The game ended in a 74-6 thrashing of the hosts but Fitzpatrick believes the game was a milestone and should be built on.

“Now where do they go to from having 62,000 in the Bears stadium, probably 50,000 of them had never seen a game of rugby live before, and how do we capitalise on that window we had at NBC for two and a half hours of live rugby in the states on terrestrial TV?” He said. “It was phenomenal.”

“I definitely see areas like America as opportunities and as rugby people we need to grow the game. That’s one of the jobs I’m sure Bernard [Lapasset] has to grow it so we have not only, realistically, 10 teams who could potentially win the World Cup; we need to have 20 teams going to the World Cup that could potentially win it.”

Fitzpatrick also highlighted the debut of Rugby sevens at the Rio 2016 Olympics as a “great opportunity” and said that it was easier to promote the more simplified format of the game to new markets.

However he warned of rivalry from other emerging sports.

He said: “Now the NFL is coming to England, that’s a real competition for Rugby Union in terms of the people watching it. So we’ve got to keep on the ball, and the Olympics stage is a phenomenal stage to do that.”

Gosper admits biological passports a possibility

IRB chief executive Brett Gosper (pictured below) reiterated his desire to fight doping in rugby, and admitted that a number of counter measures and proposals were being discussed.

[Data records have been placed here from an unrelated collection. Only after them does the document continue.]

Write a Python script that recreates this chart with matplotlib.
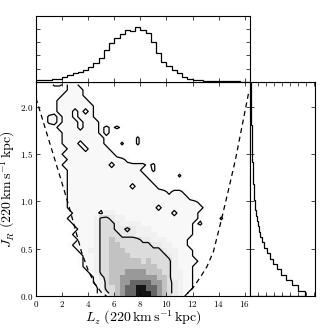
import numpy as np
import matplotlib
matplotlib.use("Agg")
import matplotlib.pyplot as plt
from matplotlib.ticker import FuncFormatter

plt.rcParams['mathtext.fontset'] = 'cm'
plt.rcParams['font.family'] = 'serif'

# ==== data ====
lz_max = 16.4   # L_z axis range (220 km/s kpc)
jr_max = 2.26   # J_R axis range

# marginal histogram of L_z (0.4 wide bins from 0)
lz_hist = [0.15, 0.16, 0.18, 0.2, 0.22, 0.4, 0.53, 0.65, 0.73, 0.9,
           1.15, 1.45, 1.83, 2.4, 2.9, 3.28, 3.6, 3.9, 3.83, 4.1,
           3.9, 3.65, 2.98, 2.2, 1.53, 1.2, 0.9, 0.65, 0.4, 0.25,
           0.17, 0.13, 0.08, 0.07, 0.06, 0.05, 0.05, 0.04, 0.04, 0.03, 0.03]

# marginal histogram of J_R (bottom to top)
jr_hist = [6.8, 5.96, 5.25, 4.5, 3.9, 3.33, 2.83, 2.5, 2.08, 1.8,
           1.5, 1.3, 1.17, 1.0, 0.88, 0.78, 0.68, 0.6, 0.54, 0.49,
           0.45, 0.41, 0.38, 0.35, 0.32, 0.3, 0.28, 0.26, 0.24, 0.22,
           0.2, 0.19, 0.17, 0.16, 0.15, 0.13, 0.12, 0.11, 0.1, 0.09]

# 2d density, one digit per cell, top row = highest J_R (missing cells on the right = 0)
dens_rows = [
    "000221221",
    "0000012221",
    "0000122221",
    "00012222221",
    "000122222221",
    "000122212121",
    "002212212221",
    "0022122212221",
    "00012222122212121",
    "000012222222121",
    "00001222222221000002",
    "00001222122221002002",
    "000001222122221",
    "0000122222222221",
    "000001222222222221",
    "00001222222222122222212",
    "00000122222222222222102",
    "0000012222222222222221000002",
    "00000122222222222222221",
    "000001222222222222122221",
    "00000122222222222222222221221",
    "000001222222222222222222222221",
    "00000122222222222222222222222221",
    "000001222222222222222221222222221",
    "00000012222213322222222222122221",
    "000001222223554332222222222222210002",
    "00000012222355543333222222222212",
    "0000000122235554454333222222221",
    "0000001222235555444333322222221",
    "000000012223556555554433322221",
    "000000122223556655555544332221",
    "0000000122335566655555554332221",
    "0000000012235566665555555432221",
    "00000000122355666666565555322221",
    "0000000012235566666666655532221",
    "0000000001235566677776665533221",
    "0000000000124566777777766533221",
    "0000000000123566778888776543221",
    "0000000000013556788998876543221",
    "000000000001345678899987654321",
]

# grey shade of each digit
grey_levels = [0.0, 0.012, 0.03, 0.055, 0.085, 0.14, 0.24, 0.4, 0.6, 0.92]

# dashed boundary curve
dash_left_lz = [0, 1, 2, 2.5, 3, 3.5, 4, 4.5, 5, 5.4]
dash_left_jr = [2.09, 1.64, 1.19, 0.96, 0.71, 0.46, 0.27, 0.13, 0.04, 0.0]
dash_right_lz = [11.4, 12.0, 12.6, 13.1, 13.6, 14.2, 14.8, 15.3, 15.8, 16.3]
dash_right_jr = [0.0, 0.08, 0.2, 0.31, 0.47, 0.8, 1.15, 1.45, 1.8, 2.15]

# ==== prepare ====
ncol = len(lz_hist)
for r in dens_rows:
    assert len(r) <= ncol, r
grid = np.array([[int(c) for c in r.ljust(ncol, "0")] for r in dens_rows[::-1]])
shade = np.array(grey_levels)[grid]

lz_edges = np.linspace(0, lz_max, len(lz_hist) + 1)
jr_edges = np.linspace(0, jr_max, len(jr_hist) + 1)
lz_mid = 0.5 * (lz_edges[1:] + lz_edges[:-1])
jr_mid = 0.5 * (jr_edges[1:] + jr_edges[:-1])


def style(a):
    a.tick_params(direction="in", top=True, right=True, length=3, width=0.5,
                  labelsize=6.5, pad=2)
    for s in a.spines.values():
        s.set_linewidth(0.8)


# ==== plot ====
fig = plt.figure(figsize=(3.32, 3.29), dpi=100)
ax = fig.add_axes([0.1084, 0.1003, 0.6446, 0.6505])
axt = fig.add_axes([0.1084, 0.7508, 0.6446, 0.2006])
axr = fig.add_axes([0.753, 0.1003, 0.1958, 0.6505])

ax.imshow(shade, extent=[0, lz_max, 0, jr_max], origin="lower", aspect="auto",
          cmap="gray_r", vmin=0, vmax=1, interpolation="nearest")
ax.contour(lz_mid, jr_mid, grid, levels=[1.5, 4.5], colors="k", linewidths=0.9)
ax.plot(dash_left_lz, dash_left_jr, color="k", lw=0.9, dashes=(4, 3))
ax.plot(dash_right_lz, dash_right_jr, color="k", lw=0.9, dashes=(4, 3))
ax.set_xlim(0, lz_max)
ax.set_ylim(0, jr_max)
ax.set_xticks(np.arange(0, 17, 2))
ax.set_yticks([0, 0.5, 1.0, 1.5, 2.0])
ax.xaxis.set_major_formatter(FuncFormatter(lambda v, p: r"$%d$" % v))
ax.yaxis.set_major_formatter(FuncFormatter(lambda v, p: r"$%.1f$" % v))
ax.set_xlabel(r"$L_z\ (220\,\mathrm{km\,s^{-1}\,kpc})$", fontsize=10, labelpad=0)
ax.set_ylabel(r"$J_R\ (220\,\mathrm{km\,s^{-1}\,kpc})$", fontsize=10, labelpad=2)
style(ax)

axt.stairs(lz_hist, lz_edges, color="k", lw=0.9)
axt.set_xlim(0, lz_max)
axt.set_ylim(0, 4.96)
axt.set_xticks(np.arange(0, 17, 2))
axt.set_yticks([1, 2, 3, 4])
style(axt)
axt.tick_params(labelbottom=False, labelleft=False)

axr.stairs(jr_hist, jr_edges, orientation="horizontal", color="k", lw=0.9)
axr.set_ylim(0, jr_max)
axr.set_xlim(0, 8.1)
axr.set_xticks(np.arange(0, 9, 1))
axr.set_yticks([0.5, 1.0, 1.5, 2.0])
style(axr)
axr.tick_params(labelbottom=False, labelleft=False)

fig.savefig("out.png", dpi=100)
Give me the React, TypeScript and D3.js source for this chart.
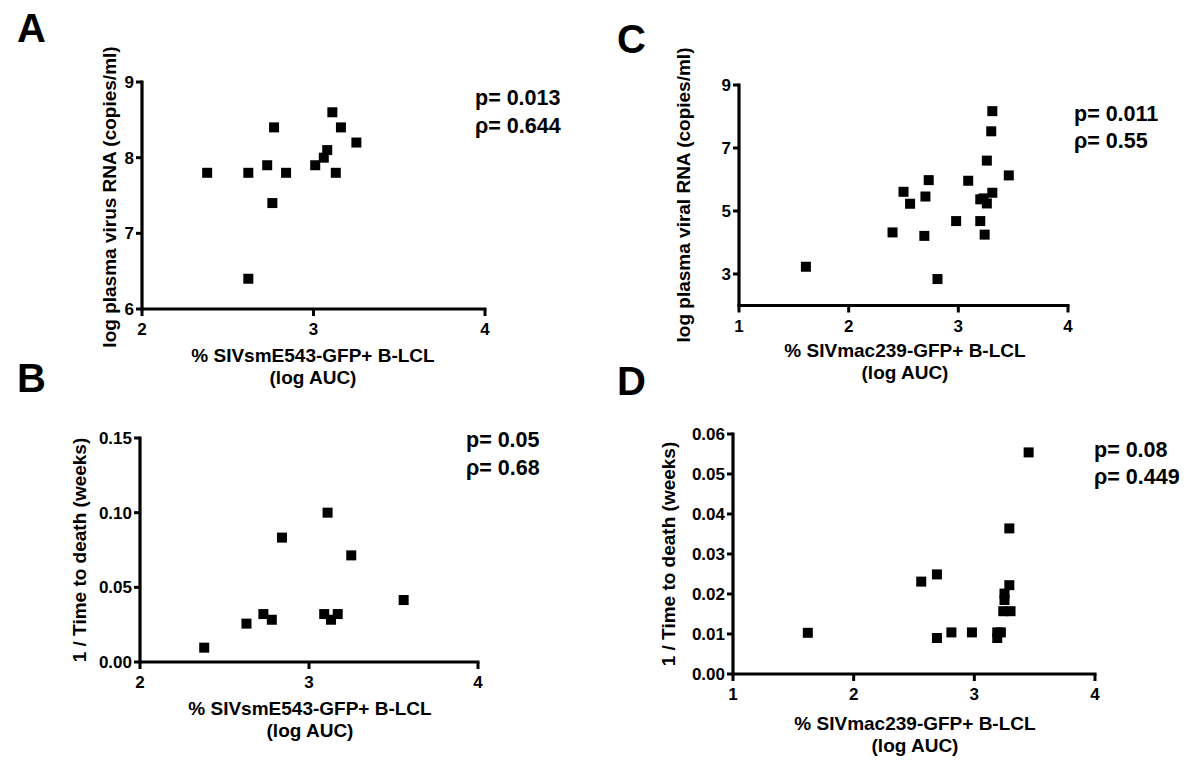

Biological passports are individual electronic records for professional athletes in which markers of results of doping tests are collated over a period of time. Doping violations can then be seen by detecting variances from an athlete’s established levels.

Sports such as cycling, athletics and now this year football have introduced biological passports – and Gosper admitted that was one measure being discussed by the IRB.

“We can always do more, and we will always endeavour to do more,” he said. “We are rigorous with our testing and it is widespread and we believe very effectively in the way we go about our testing.

“[Biological passports] These are all things being considered by our working group so no decisions been made yet. But we look at every way we can possibly catch out cheats in the process. We work very closely with WADA [World Anti-Doping Agency] and so on, so these are all possibilities”.